Your Brain Is a Prediction Machine
Here's the surprising truth: you don't see the world as it actually is. Your brain receives raw, incomplete data from your eyes and makes rapid predictions to fill in the gaps. Optical illusions exploit this system — they reveal the shortcuts and assumptions your visual cortex makes millions of times per day.
Far from being a flaw, this predictive system is a remarkable evolutionary advantage. But it does mean you can be fooled, and understanding how is both humbling and fascinating.
The Three Main Types of Optical Illusions
1. Literal Illusions
These create images that differ from the actual objects that make them. For example, an image that looks like a face from afar but is made entirely of fruit up close. Your brain identifies the dominant pattern first.
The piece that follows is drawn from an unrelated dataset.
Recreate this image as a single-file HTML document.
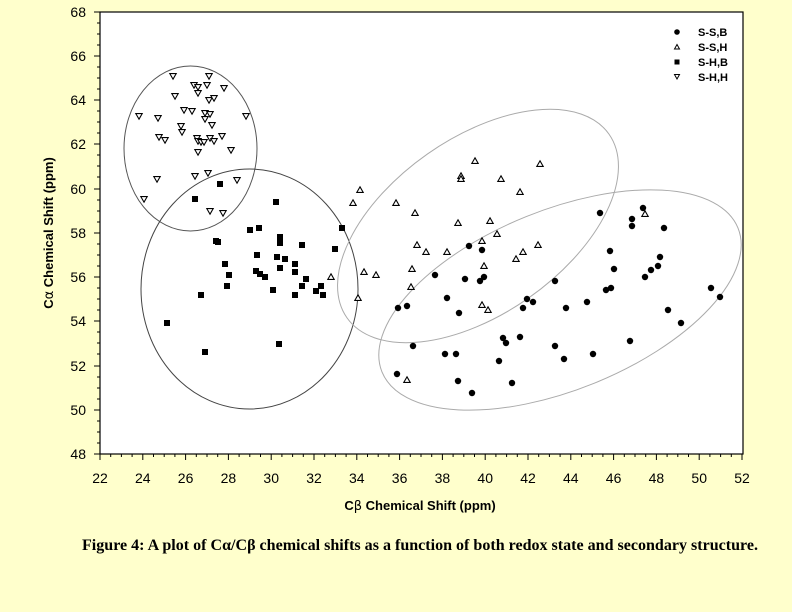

2. Physiological Illusions
Caused by overstimulation of your visual system — brightness, tilt, color, and movement. The afterimage effect is a classic example: stare at a bright color for 30 seconds, then look at a white wall. You'll see the complementary color. This happens because the photoreceptors in your eyes become fatigued and temporarily "switch off."
3. Cognitive Illusions
These are the deepest kind — they exploit your brain's unconscious assumptions about the world. The famous Müller-Lyer illusion (two lines with arrow heads pointing in or out) makes equal lines look different lengths because your brain interprets the arrows as depth cues.
Why Does Context Change Everything?
The Ebbinghaus illusion shows two identical circles — one surrounded by large circles, one by small ones. The surrounded-by-small circles appears bigger. Your brain judges size relative to surroundings, not in absolute terms. This is why a medium pizza looks large when shown next to a small one.
The Role of Color and Contrast
The famous "The Dress" debate of 2015 (was it blue/black or white/gold?) exposed how differently people's brains interpret ambiguous lighting information. It comes down to how each person's visual cortex unconsciously discounts the color of the light source. Neither group was wrong — their brains were just making different assumptions.
Can You Overcome an Optical Illusion?
Knowing the trick behind an illusion rarely stops it from working. Even neuroscientists who study the Müller-Lyer illusion every day still perceive the lines as different lengths. This tells us the illusion operates at a pre-conscious level — before rational thought can intervene.
Famous Illusions Worth Exploring
- The Penrose Stairs — an impossible staircase that loops forever, made famous by M.C. Escher.
- The Rotating Snake Illusion — a static image that appears to spin due to contrast patterns.
- The Hollow Face Illusion — a concave face appears to be convex because brains expect faces to protrude.
- The Kanizsa Triangle — a triangle you perceive even though no triangle is drawn.
What Illusions Teach Us
Optical illusions aren't just fun party tricks. They're essential research tools that help scientists understand perception, consciousness, and brain disorders. Every time an illusion fools you, your brain is working exactly as it should — just exposed to a scenario it wasn't designed to handle.